EXERCISE GOAL
Images are not part of the copy; write out the rest of the data exactly as given.
##### RECORDED DATA
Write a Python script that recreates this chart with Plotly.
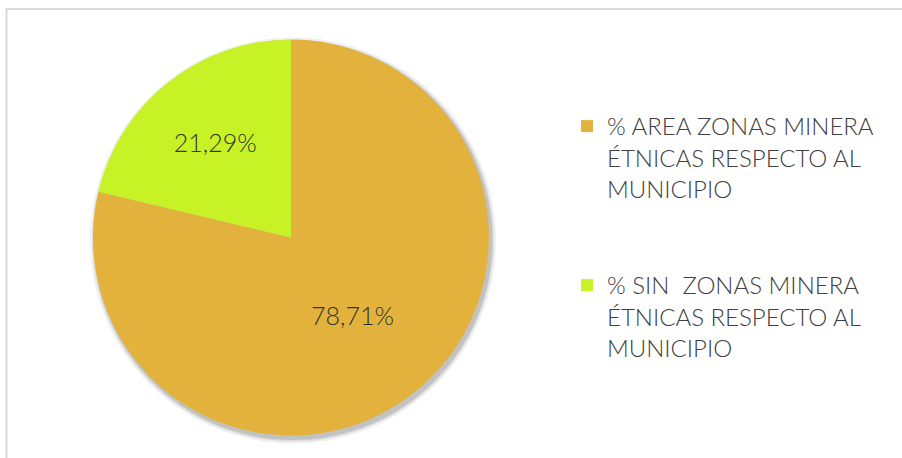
import plotly.graph_objects as go

categories = [
    "% AREA ZONAS MINERA ÉTNICAS RESPECTO AL MUNICIPIO",
    "% SIN  ZONAS MINERA ÉTNICAS RESPECTO AL MUNICIPIO",
]
values = [78.71, 21.29]
colors = ["#E2B23C", "#C6F226"]

def wrap(label):
    # wrap legend text into three lines like the reference
    parts = label.split(" ÉTNICAS ")
    rest = "ÉTNICAS " + parts[1]
    l2, l3 = rest.rsplit(" ", 1)
    return parts[0] + "<br>" + l2 + "<br>" + l3

legend_labels = [wrap(c) for c in categories]
legend_labels[0] = legend_labels[0] + "<br> <br> "

W, H = 902, 458
cx, cy, r = 291, 237.5, 198

shadow_shapes = []
for k, op in [(5, 0.06), (3, 0.08), (1.5, 0.12)]:
    shadow_shapes.append(dict(
        type="circle", xref="paper", yref="paper", layer="below",
        x0=(cx - r - k + 2) / W, x1=(cx + r + k + 2) / W,
        y0=1 - (cy + r + k + 3) / H, y1=1 - (cy - r - k + 3) / H,
        fillcolor="rgba(0,0,0,%s)" % op, line=dict(width=0),
    ))

fig = go.Figure(go.Pie(
    labels=legend_labels,
    values=values,
    marker=dict(colors=colors, line=dict(width=0)),
    sort=False,
    direction="clockwise",
    rotation=0,
    textposition="inside",
    insidetextorientation="horizontal",
    texttemplate="%{value:.2f}%",
    textfont=dict(family="Lato", size=25, color="#333333", weight=300),
    domain=dict(x=[(cx - r) / W, (cx + r) / W], y=[1 - (cy + r) / H, 1 - (cy - r) / H]),
    hoverinfo="label+percent",
))

fig.update_layout(
    width=W, height=H,
    margin=dict(l=0, r=0, t=0, b=0),
    paper_bgcolor="white",
    plot_bgcolor="white",
    separators=",.",
    font=dict(family="Lato", color="#404040"),
    legend=dict(
        x=567 / W, y=1 - 104 / H, xanchor="left", yanchor="top",
        valign="top",
        font=dict(family="Lato", size=24, color="#404040", weight=300),
        itemwidth=30,
        traceorder="normal",
    ),
    shapes=[dict(
        type="rect", xref="paper", yref="paper",
        x0=6.5 / W, x1=1.05, y0=-0.05, y1=1 - 9 / H,
        line=dict(color="#D9D9D9", width=2), layer="below",
    )] + shadow_shapes,
)

fig.write_html("out.html", config={"displayModeBar": False},
               post_script="document.body.style.margin='0';")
##########
COMPLETED TASK
Write a Python script that recreates this chart with Plotly.
import plotly.graph_objects as go

categories = [
    "% AREA ZONAS MINERA ÉTNICAS RESPECTO AL MUNICIPIO",
    "% SIN  ZONAS MINERA ÉTNICAS RESPECTO AL MUNICIPIO",
]
values = [78.71, 21.29]
colors = ["#E2B23C", "#C6F226"]

def wrap(label):
    # wrap legend text into three lines like the reference
    parts = label.split(" ÉTNICAS ")
    rest = "ÉTNICAS " + parts[1]
    l2, l3 = rest.rsplit(" ", 1)
    return parts[0] + "<br>" + l2 + "<br>" + l3

legend_labels = [wrap(c) for c in categories]
legend_labels[0] = legend_labels[0] + "<br> <br> "

W, H = 902, 458
cx, cy, r = 291, 237.5, 198

shadow_shapes = []
for k, op in [(5, 0.06), (3, 0.08), (1.5, 0.12)]:
    shadow_shapes.append(dict(
        type="circle", xref="paper", yref="paper", layer="below",
        x0=(cx - r - k + 2) / W, x1=(cx + r + k + 2) / W,
        y0=1 - (cy + r + k + 3) / H, y1=1 - (cy - r - k + 3) / H,
        fillcolor="rgba(0,0,0,%s)" % op, line=dict(width=0),
    ))

fig = go.Figure(go.Pie(
    labels=legend_labels,
    values=values,
    marker=dict(colors=colors, line=dict(width=0)),
    sort=False,
    direction="clockwise",
    rotation=0,
    textposition="inside",
    insidetextorientation="horizontal",
    texttemplate="%{value:.2f}%",
    textfont=dict(family="Lato", size=25, color="#333333", weight=300),
    domain=dict(x=[(cx - r) / W, (cx + r) / W], y=[1 - (cy + r) / H, 1 - (cy - r) / H]),
    hoverinfo="label+percent",
))

fig.update_layout(
    width=W, height=H,
    margin=dict(l=0, r=0, t=0, b=0),
    paper_bgcolor="white",
    plot_bgcolor="white",
    separators=",.",
    font=dict(family="Lato", color="#404040"),
    legend=dict(
        x=567 / W, y=1 - 104 / H, xanchor="left", yanchor="top",
        valign="top",
        font=dict(family="Lato", size=24, color="#404040", weight=300),
        itemwidth=30,
        traceorder="normal",
    ),
    shapes=[dict(
        type="rect", xref="paper", yref="paper",
        x0=6.5 / W, x1=1.05, y0=-0.05, y1=1 - 9 / H,
        line=dict(color="#D9D9D9", width=2), layer="below",
    )] + shadow_shapes,
)

fig.write_html("out.html", config={"displayModeBar": False},
               post_script="document.body.style.margin='0';")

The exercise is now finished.